We had grabbed napkins to dab at our faces while she finished.

“I got to the hospital, and nothing else mattered but being there for my mom. I was so ashamed that I thought archery was more important. I held her hand all night, and in the morning she was actually a bit stronger. The nurses and doctors were amazing. Mom was there for a month, and I was there every day. You know, I haven’t touched my bow since that day.”

Minx gasped. “You haven’t?”

Mary shook her head and stared at the table. “Nope. It’s in my room, but I haven’t unpacked it since the trials. Sometimes I open the bowcase to look at it, but it messes with my head. First I was super guilty ’cause I knew Mom was sick but I thought the trials were more important, which is so stupid. Nothing is more important than family. Then it got to a point where I’m not even sure I can shoot anymore. Maybe I’ve lost whatever I had.”

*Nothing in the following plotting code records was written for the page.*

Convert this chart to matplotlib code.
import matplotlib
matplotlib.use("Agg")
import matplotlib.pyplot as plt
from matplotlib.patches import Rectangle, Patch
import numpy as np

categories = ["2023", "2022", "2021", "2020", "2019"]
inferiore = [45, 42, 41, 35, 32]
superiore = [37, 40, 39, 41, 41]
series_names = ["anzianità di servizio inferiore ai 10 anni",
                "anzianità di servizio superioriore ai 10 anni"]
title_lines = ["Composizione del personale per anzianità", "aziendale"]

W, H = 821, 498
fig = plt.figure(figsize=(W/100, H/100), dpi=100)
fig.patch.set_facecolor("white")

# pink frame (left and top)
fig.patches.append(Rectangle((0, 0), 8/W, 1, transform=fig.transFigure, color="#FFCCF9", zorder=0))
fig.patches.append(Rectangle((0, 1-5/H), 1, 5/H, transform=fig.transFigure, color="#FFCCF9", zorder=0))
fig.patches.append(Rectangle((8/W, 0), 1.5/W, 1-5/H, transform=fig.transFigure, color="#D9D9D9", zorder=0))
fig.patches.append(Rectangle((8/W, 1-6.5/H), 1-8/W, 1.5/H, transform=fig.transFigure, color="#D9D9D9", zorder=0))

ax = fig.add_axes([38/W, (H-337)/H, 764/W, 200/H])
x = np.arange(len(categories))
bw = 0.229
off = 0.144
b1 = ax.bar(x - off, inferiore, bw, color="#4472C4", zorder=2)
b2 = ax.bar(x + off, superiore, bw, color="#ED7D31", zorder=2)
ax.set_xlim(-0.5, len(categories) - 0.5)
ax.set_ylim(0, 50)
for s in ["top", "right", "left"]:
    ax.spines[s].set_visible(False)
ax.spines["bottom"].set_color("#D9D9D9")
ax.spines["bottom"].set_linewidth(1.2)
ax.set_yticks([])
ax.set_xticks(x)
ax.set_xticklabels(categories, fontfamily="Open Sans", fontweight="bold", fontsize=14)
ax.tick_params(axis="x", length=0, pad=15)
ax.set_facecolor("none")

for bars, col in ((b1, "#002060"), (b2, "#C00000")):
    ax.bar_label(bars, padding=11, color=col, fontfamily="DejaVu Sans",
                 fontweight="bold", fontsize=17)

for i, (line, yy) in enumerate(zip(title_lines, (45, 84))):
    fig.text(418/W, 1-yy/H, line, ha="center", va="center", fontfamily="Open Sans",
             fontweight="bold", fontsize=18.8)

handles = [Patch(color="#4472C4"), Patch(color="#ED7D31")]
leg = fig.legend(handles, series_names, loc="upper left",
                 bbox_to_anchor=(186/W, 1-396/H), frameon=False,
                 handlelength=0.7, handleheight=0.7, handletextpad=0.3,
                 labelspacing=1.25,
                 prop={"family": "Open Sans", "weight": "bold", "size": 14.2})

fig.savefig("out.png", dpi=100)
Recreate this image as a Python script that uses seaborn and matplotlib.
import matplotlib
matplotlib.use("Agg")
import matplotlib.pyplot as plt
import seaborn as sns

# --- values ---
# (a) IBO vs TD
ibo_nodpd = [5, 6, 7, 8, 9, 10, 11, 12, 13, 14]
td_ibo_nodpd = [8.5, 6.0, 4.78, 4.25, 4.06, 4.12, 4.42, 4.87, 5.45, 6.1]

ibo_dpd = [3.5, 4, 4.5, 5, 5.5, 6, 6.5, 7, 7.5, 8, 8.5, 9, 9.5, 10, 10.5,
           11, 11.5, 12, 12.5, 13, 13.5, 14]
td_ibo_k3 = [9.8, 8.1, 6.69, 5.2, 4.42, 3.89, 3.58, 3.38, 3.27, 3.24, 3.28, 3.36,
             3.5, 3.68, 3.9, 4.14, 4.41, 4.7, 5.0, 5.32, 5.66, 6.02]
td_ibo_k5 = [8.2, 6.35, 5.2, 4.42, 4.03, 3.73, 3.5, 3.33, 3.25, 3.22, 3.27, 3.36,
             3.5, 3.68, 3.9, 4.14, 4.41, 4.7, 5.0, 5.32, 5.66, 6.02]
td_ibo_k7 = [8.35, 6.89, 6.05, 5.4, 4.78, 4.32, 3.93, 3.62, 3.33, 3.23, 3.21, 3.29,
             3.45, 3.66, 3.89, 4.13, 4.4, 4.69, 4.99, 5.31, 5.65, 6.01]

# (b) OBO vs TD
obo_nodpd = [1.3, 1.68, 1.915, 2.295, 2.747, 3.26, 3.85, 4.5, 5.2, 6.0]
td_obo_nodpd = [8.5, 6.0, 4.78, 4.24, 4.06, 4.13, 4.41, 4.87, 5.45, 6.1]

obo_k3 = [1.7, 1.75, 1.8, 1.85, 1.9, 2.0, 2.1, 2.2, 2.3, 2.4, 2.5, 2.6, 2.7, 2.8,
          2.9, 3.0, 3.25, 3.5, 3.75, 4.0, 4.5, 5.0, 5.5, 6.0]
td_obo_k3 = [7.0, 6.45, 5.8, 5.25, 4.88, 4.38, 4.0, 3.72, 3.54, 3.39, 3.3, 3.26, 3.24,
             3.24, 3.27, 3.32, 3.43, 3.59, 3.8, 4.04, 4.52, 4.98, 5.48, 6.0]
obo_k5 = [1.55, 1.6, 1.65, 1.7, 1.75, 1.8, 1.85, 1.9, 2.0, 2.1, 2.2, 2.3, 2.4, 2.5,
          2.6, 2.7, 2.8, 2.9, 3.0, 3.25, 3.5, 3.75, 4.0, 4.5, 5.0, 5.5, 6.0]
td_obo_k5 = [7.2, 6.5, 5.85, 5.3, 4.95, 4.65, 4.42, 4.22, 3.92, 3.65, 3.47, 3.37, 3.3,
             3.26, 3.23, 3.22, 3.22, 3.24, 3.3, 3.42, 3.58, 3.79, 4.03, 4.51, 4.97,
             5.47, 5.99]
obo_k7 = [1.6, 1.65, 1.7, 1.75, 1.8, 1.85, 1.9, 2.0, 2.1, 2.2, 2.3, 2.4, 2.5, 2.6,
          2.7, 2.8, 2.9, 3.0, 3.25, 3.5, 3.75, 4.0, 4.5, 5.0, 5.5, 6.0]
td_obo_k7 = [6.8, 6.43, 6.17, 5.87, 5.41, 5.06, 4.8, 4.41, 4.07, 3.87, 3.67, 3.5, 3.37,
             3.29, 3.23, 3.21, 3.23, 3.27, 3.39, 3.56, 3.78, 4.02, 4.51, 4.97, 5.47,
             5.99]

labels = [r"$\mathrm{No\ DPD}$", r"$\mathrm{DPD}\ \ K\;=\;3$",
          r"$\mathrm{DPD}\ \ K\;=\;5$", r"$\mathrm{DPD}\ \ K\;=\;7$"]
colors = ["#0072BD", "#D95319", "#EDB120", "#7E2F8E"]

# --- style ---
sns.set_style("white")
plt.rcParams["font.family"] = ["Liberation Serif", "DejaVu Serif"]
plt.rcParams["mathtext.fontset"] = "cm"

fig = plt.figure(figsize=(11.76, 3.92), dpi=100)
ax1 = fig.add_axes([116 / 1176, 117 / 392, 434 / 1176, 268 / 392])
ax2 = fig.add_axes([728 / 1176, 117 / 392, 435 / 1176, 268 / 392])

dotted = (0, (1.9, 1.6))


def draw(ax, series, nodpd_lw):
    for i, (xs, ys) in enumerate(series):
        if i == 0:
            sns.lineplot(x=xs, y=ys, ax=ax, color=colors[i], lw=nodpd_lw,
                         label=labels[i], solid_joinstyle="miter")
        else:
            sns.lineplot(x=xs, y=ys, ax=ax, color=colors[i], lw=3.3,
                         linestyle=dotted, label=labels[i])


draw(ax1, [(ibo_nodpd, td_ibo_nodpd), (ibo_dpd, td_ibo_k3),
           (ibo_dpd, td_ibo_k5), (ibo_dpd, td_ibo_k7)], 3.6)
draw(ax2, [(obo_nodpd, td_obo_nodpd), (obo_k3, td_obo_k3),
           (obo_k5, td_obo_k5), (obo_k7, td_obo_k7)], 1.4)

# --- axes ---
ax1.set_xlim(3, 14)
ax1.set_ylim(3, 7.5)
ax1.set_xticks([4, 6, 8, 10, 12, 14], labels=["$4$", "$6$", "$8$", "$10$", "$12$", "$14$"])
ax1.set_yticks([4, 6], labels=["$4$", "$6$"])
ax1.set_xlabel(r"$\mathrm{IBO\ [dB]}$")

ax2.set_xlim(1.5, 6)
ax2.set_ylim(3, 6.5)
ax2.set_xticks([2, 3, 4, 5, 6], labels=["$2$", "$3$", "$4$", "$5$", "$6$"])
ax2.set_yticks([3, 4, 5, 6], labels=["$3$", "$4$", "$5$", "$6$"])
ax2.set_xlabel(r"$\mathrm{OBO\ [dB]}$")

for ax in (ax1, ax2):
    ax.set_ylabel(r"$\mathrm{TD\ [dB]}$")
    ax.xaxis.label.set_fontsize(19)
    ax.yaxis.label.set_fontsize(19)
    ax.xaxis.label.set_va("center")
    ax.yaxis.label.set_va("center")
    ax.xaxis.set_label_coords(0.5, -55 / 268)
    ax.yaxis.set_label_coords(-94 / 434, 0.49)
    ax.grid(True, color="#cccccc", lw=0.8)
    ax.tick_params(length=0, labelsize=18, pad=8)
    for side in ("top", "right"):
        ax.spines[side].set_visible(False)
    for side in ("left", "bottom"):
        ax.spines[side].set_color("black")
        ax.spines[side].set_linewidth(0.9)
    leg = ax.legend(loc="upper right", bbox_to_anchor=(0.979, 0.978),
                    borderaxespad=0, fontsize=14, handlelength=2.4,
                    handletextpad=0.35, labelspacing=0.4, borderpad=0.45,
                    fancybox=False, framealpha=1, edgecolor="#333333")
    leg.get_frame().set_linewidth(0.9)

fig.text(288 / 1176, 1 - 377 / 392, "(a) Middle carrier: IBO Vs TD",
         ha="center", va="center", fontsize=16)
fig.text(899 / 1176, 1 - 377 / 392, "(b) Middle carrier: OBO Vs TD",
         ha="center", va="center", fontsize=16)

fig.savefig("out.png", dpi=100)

Jess shook her head. “That’s not how it works. Shooting archery isn’t some magical spark that you can lose. Whenever you are ready, we can get you back to the level you were at. But no rush.”

If she wasn’t shooting, then…? “How did you end up here?”

“Mom eventually got better, and now she’s in remission. It was the right time for me to go to college, but I felt out of synch with everyone else. Remember when I said that Elizabeth is a hero of mine?”

I nodded my head.

“I used to have a Westmound Sponsorship. It is like the best one in the industry. When I left the trials, she called me right away. She said I did the right thing leaving, and they would be praying. After that, she checked on me every month or so. She never pressured me to get back to competing but did say that whenever I was ready, she would like to help. I heard about the center here and that Jess and Robbie were slated to work here. I called Elizabeth and asked about living here. It just seemed right. Archery has been my second family my entire life, and it would be like being with family while I attended the state college.”

I pursed my lips. “You could have told me all this, you know.”

She shrugged her shoulders. “When you came and didn’t want to talk about anything personal, I thought that was awesome. I didn’t have to talk either. I could just pretend nothing had happened.”

Minx snorted. “Birds of an emotionally unhealthy feather flock together, eh?”

I giggled. “Mary, I think we both need therapy. I’ll go if you go.” I threw my arms around her and stole a quick hug. “If you are this hot-shot archer, then why don’t you go by a pro name like everyone else?”

“I kinda do. Mary is my real name but they call me Bloody Mary ’cause I can really destroy a bracket. Even if I qualify low, it is almost guaranteed that I will knock out the higher-ranked archers. Something about the head-to-head competition really ups my game.”

“Wow, intimidating.”

Mary, Minx, Jess, and I sniffled and laughed, when a voice broke through. “Why is Moo wearing a Batman shirt?”